Both Bannon and Gorka were strong supporters of Trump’s protectionist “America first” foreign policy and trade agenda. While both have now been removed from their White House posts, they will return to Breitbart. In his departure letter, Gorka wrote, “the best and most effective way I can support you, Mr. President, is from outside the People’s House.”
United response
In the aftermath of Charlottesville, the far right’s attempt to go on the offensive was met with overwhelming resistance from ordinary people.
In Boston more than 20,000 people marched against the right’s 15-person “free speech” demonstration on 19 August. Since then the right has been forced to cancel 67 rallies across 36 states.
In northern California’s Bay Area more than a hundred organisations, including the Berkeley Federation of Teachers, branches of the unions representing service workers and public sector employees, Black Lives Matter, Muslim Students Associations, the International Socialist Organization and the Democratic Socialists of America, came together to protest the right on 26 and 27 August. In the face of such a united front, the right cancelled both its rallies in Berkeley and San Francisco.

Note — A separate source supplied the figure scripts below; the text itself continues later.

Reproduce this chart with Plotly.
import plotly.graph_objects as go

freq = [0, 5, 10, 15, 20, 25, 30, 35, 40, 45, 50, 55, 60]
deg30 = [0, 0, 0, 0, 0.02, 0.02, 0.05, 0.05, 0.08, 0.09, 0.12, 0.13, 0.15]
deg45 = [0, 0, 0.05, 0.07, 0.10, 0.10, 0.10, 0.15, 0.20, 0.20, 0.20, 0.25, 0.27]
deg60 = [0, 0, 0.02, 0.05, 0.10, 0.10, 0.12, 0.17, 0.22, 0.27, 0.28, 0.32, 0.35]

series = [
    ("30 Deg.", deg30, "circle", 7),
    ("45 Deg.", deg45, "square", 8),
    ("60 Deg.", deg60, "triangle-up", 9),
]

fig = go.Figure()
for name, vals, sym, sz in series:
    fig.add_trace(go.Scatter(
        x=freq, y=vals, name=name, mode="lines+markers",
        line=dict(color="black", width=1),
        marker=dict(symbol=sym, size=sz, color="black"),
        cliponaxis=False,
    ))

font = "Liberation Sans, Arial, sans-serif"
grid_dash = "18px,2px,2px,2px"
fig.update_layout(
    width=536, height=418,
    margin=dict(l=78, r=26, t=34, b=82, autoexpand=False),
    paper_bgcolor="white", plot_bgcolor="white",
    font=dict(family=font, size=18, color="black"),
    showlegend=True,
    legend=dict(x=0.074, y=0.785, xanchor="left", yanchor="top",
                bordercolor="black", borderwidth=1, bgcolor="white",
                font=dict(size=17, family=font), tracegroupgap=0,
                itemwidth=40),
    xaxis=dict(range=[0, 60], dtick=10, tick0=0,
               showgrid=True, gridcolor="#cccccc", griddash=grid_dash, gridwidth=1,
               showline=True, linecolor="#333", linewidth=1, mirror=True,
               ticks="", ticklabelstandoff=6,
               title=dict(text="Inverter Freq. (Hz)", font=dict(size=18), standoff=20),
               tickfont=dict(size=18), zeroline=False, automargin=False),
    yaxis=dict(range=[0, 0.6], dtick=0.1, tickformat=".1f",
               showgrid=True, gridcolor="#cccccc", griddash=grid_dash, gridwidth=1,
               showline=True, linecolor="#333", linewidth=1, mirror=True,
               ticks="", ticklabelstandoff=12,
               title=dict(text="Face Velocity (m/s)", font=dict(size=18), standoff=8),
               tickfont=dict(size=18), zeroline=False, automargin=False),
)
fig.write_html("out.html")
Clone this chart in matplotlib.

This kind of broad left response, grassroots organising, and mass mobilisations are key for resisting the right on the streets and Trump in the White House.

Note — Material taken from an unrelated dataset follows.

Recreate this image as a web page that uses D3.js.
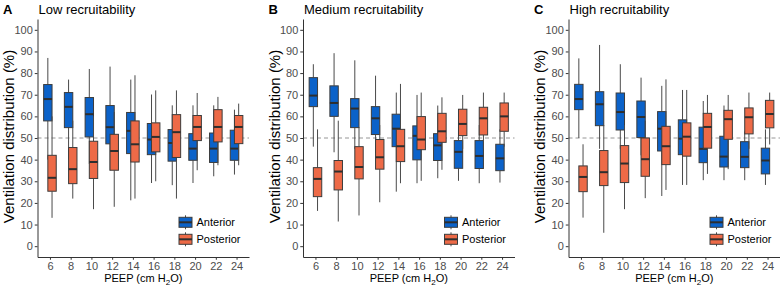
<!DOCTYPE html>
<html>
<head>
<meta charset="utf-8">
<script src="https://cdn.jsdelivr.net/npm/d3@7"></script>
<style>
  body { margin: 0; background: #fff; }
  svg { display: block; font-family: "Liberation Sans", Arial, sans-serif; }
</style>
</head>
<body>
<svg id="chart" width="780" height="288"></svg>
<script>
// PEEP levels and y ticks
const peep = [6, 8, 10, 12, 14, 16, 18, 20, 22, 24];
const yTicks = [0, 10, 20, 30, 40, 50, 60, 70, 80, 90, 100];
const seriesNames = ['Anterior', 'Posterior'];
const panelLetters = ['A', 'B', 'C'];
const panelTitles = ['Low recruitability', 'Medium recruitability', 'High recruitability'];

// each entry: [lower whisker, q1, median, q3, upper whisker]
const lowAnterior = [[40,57.9,68,74.7,87],[40,54.8,64.4,71,77],[38,50.5,61,68.7,81.9],[35,47.3,55,65,83],[21.2,42.8,53.3,61.8,77],
  [29.2,42.3,49.3,56.7,70.1],[28.2,39.3,47.7,53.9,65.1],[29.2,39.7,45.1,52,65.1],[32.3,38.7,45.1,52.3,65.1],[33.1,39.7,45.1,53.6,63.1]];
const lowPosterior = [[13.1,25.4,31.6,42,60],[22,28.9,35.6,45.6,58],[17.1,31.3,38.9,48.5,60],[18.2,35.1,44,51.7,62],[22,38.9,47.1,57.9,79],
  [30,43.6,50.5,57,72],[22,41,52.7,60.8,72],[35.1,48.8,55.1,60.4,70.8],[37.4,48.2,55.1,63.1,69],[37.4,47.4,55.1,60.4,65.9]];

const medAnterior = [[46,64.5,69.6,77.9,84.1],[43.4,60,66.2,74.1,89.2],[45,54.8,63.6,68.2,85.9],[43,51.6,59.1,64.5,78.8],[25.2,46,54.3,61,71],
  [29.1,39.9,51,55.6,69.9],[31.4,39.6,46.6,52,65],[30.2,36,43.6,48.8,55],[29.1,35.9,41.7,48.8,56],[29.4,34.9,40.6,47.1,54]];
const medPosterior = [[16.3,22.9,31.1,36.3,54],[11.4,26,34.5,39.6,58],[14.2,31.1,36.6,46,55],[20.3,35.6,41.1,49.3,56],[29.1,39.1,46.2,54,75],
  [30.2,44.6,49.3,59.9,71],[35.3,48,53.1,61.4,68.8],[45,51.1,56.5,63.3,69.9],[45,51.4,59.1,64.2,71],[46,53.1,60,66.2,71]];

const highAnterior = [[50,63.1,68,74.8,86.8],[45,55.7,65.6,71.4,93],[45,53.7,62,70.8,84.1],[42,50.2,59.7,67.1,77.9],[23.2,44,54.3,62.2,74.1],
  [28.3,42.3,49.7,58.4,72.2],[30.5,38.6,45,55,67.1],[30.5,36.6,41.4,50.8,65],[30.5,36.3,41.3,48.3,53],[28.3,33.4,39.6,45.3,54]];
const highPosterior = [[13.2,25.2,32,37.1,47.1],[6.2,28,34.2,44.2,56],[17.1,29.4,38.2,46.5,56],[22.2,32.3,40.2,50,58],[26,37.7,46.2,55.4,77.1],
  [28.3,41.6,50.6,57,72.2],[33.4,45.3,55.1,61.4,69.9],[35.6,49.4,58.7,62.8,69.9],[45,51.9,59.6,63.9,71],[47,54.7,61.1,67.4,71]];

const panelData = [
  [lowAnterior, lowPosterior],
  [medAnterior, medPosterior],
  [highAnterior, highPosterior]
];

const colors = ['#0b62c9', '#ed6a47'];
const panelLeft = [37.5, 303, 568.5];
const panelWidth = 211.5;
const plotTop = 19, plotBottom = 257;
const boxW = 8.4, dodge = 2.1;

const svg = d3.select('#chart');

const y = d3.scaleLinear().domain([-5, 105]).range([plotBottom, plotTop]);

panelData.forEach(function(series, p) {
  const left = panelLeft[p];
  const right = left + panelWidth;
  const g = svg.append('g').attr('class', 'panel');

  const x = d3.scalePoint().domain(peep).range([left, right]).padding(0.6);

  // reference line at 50 %
  g.append('line')
    .attr('x1', left).attr('x2', right)
    .attr('y1', y(50)).attr('y2', y(50))
    .attr('stroke', '#8a8a8a')
    .attr('stroke-width', 0.9)
    .attr('stroke-dasharray', '4,3');

  // boxes: per PEEP, anterior then posterior
  const rows = [];
  peep.forEach(function(pe, i) {
    series.forEach(function(s, k) {
      rows.push({peep: pe, k: k, v: s[i]});
    });
  });

  const box = g.selectAll('.box')
    .data(rows)
    .enter()
    .append('g')
    .attr('class', 'box')
    .attr('transform', d => `translate(${x(d.peep) + (d.k === 0 ? -dodge : dodge)},0)`);

  box.append('line')
    .attr('x1', 0).attr('x2', 0)
    .attr('y1', d => y(d.v[0])).attr('y2', d => y(d.v[1]))
    .attr('stroke', '#4a4a4a').attr('stroke-width', 1);
  box.append('line')
    .attr('x1', 0).attr('x2', 0)
    .attr('y1', d => y(d.v[3])).attr('y2', d => y(d.v[4]))
    .attr('stroke', '#4a4a4a').attr('stroke-width', 1);
  box.append('rect')
    .attr('x', -boxW / 2)
    .attr('width', boxW)
    .attr('y', d => y(d.v[3]))
    .attr('height', d => y(d.v[1]) - y(d.v[3]))
    .attr('fill', d => colors[d.k])
    .attr('stroke', '#3c3c3c')
    .attr('stroke-width', 1);
  box.append('line')
    .attr('x1', -boxW / 2).attr('x2', boxW / 2)
    .attr('y1', d => y(d.v[2])).attr('y2', d => y(d.v[2]))
    .attr('stroke', '#2e2e2e').attr('stroke-width', 2);

  // axes
  const axisY = d3.axisLeft(y).tickValues(yTicks).tickSize(2.75).tickSizeOuter(0).tickPadding(2);
  const axisYNode = g.append('g')
    .attr('class', 'axis axis-y')
    .attr('transform', `translate(${left},0)`)
    .call(axisY);

  const axisX = d3.axisBottom(x).tickSize(2.75).tickSizeOuter(0).tickPadding(2);
  const axisXNode = g.append('g')
    .attr('class', 'axis axis-x')
    .attr('transform', `translate(0,${plotBottom})`)
    .call(axisX);

  [axisYNode, axisXNode].forEach(function(a) {
    a.select('.domain').attr('stroke', '#333').attr('stroke-width', 1);
    a.selectAll('.tick line').attr('stroke', '#333');
    a.selectAll('.tick text')
      .attr('fill', '#4d4d4d')
      .style('font-size', '11px')
      .style('font-family', '"Liberation Sans", Arial, sans-serif');
  });

  // titles
  g.append('text')
    .attr('x', left - 34.5).attr('y', 14)
    .style('font-size', '13px').style('font-weight', 'bold')
    .text(panelLetters[p]);
  g.append('text')
    .attr('x', left + 1).attr('y', 14)
    .style('font-size', '13px')
    .text(panelTitles[p]);

  g.append('text')
    .attr('transform', `translate(${left - 23.5},136.5) rotate(-90)`)
    .attr('text-anchor', 'middle')
    .style('font-size', '15px')
    .text('Ventilation distribution (%)');

  const xt = g.append('text')
    .attr('x', (left + right) / 2).attr('y', 282)
    .attr('text-anchor', 'middle')
    .style('font-size', '11px');
  xt.append('tspan').text('PEEP (cm H');
  xt.append('tspan').attr('dy', 3).style('font-size', '8px').text('2');
  xt.append('tspan').attr('dy', -3).text('O)');

  // legend
  const leg = g.selectAll('.legend')
    .data(seriesNames)
    .enter()
    .append('g')
    .attr('class', 'legend')
    .attr('transform', (d, i) => `translate(${right - 63.5},${222.3 + i * 17})`);
  leg.append('line')
    .attr('y1', -7).attr('y2', 7)
    .attr('stroke', '#4a4a4a');
  leg.append('rect')
    .attr('x', -6.5).attr('y', -5)
    .attr('width', 13).attr('height', 10)
    .attr('fill', (d, i) => colors[i])
    .attr('stroke', '#3c3c3c');
  leg.append('line')
    .attr('x1', -6.5).attr('x2', 6.5)
    .attr('stroke', '#2e2e2e').attr('stroke-width', 2);
  leg.append('text')
    .attr('x', 11).attr('y', 4)
    .style('font-size', '11px')
    .text(d => d);
});
</script>
</body>
</html>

There is an important debate about how to take on the right. Some organisations like the Southern Poverty Law Center, which documents hate crimes in the US, argue that we shouldn’t mobilise against the right as it only gives them the publicity they crave. But this only allows them to march unopposed, and spread their ideas without challenge. Others in the movement call for “black bloc” tactics, where small groups of masked militants fight Nazis and the police. But this elitist strategy cannot mobilise the kind of numbers needed to confront and isolate the right.
Our best weapon is huge, mass protests to send these Nazis back into the sewers they crawled out of. And to link the fight against the far right to fighting the Trump administration and the racism around deportations and his Muslim travel ban, that has encouraged them.
What’s more, we need a political vision that looks beyond the straightjacket of mainstream politics. US politicians have spent 40 years lurching to the right. Democrats and Republicans alike have done nothing about racist police; both parties have used anti-immigrant racism and Islamophobia to ram through austerity and war. We need a socialist alternative to the spineless Democratic Party that long ago abandoned working people, women, and people of colour.